Coherence of Supercontinuum Light
Research output: Chapter in Book/Report/Conference proceeding › Chapter › Scientific › peer-review
|Title of host publication||Progress in Optics|
|Publication status||Published - 2016|
|Publication type||A3 Part of a book or another research book|
|Name||Progress in Optics|
Supercontinuum (SC) light fields are characterized by broadband spectra that may extend from ultraviolet to near-infrared. Such SC fields can be generated by nonlinear processes in solid-state bulk media and liquids, or in optical fibers. In the latter case, SC pulse trains with high spatial coherence can be produced, which however may feature widely different spectral and temporal properties depending on the excitation conditions. In this review, we consider the coherence properties of SC pulses using the second-order coherence theory of nonstationary light. We begin with an overview of SC generation and explain how different nonlinear processes give rise to variable coherence properties. After a brief review of the coherence theory of nonstationary light, we show how second-order correlation functions in both time and frequency domains can be constructed from numerical simulations of ensembles of individual pulses.

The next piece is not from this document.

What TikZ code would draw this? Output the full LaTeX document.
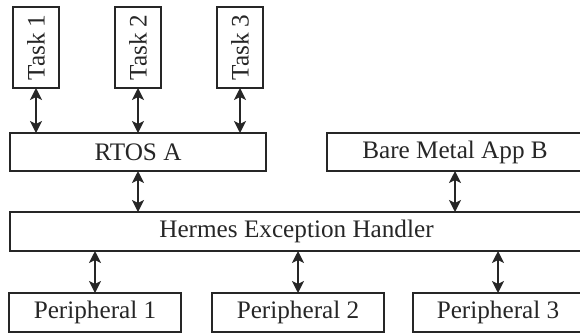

Two types of convenient modal representations of these correlation functions are presented, and a connection to the widely used "first-order" spectral coherence function is made. We then consider several interferometric techniques that have been used to measure this first-order coherence function, and discuss methods for experimental determination of the second-order correlations. Finally, some conclusions are drawn and certain as-yet unresolved questions regarding the coherence of SC are outlined.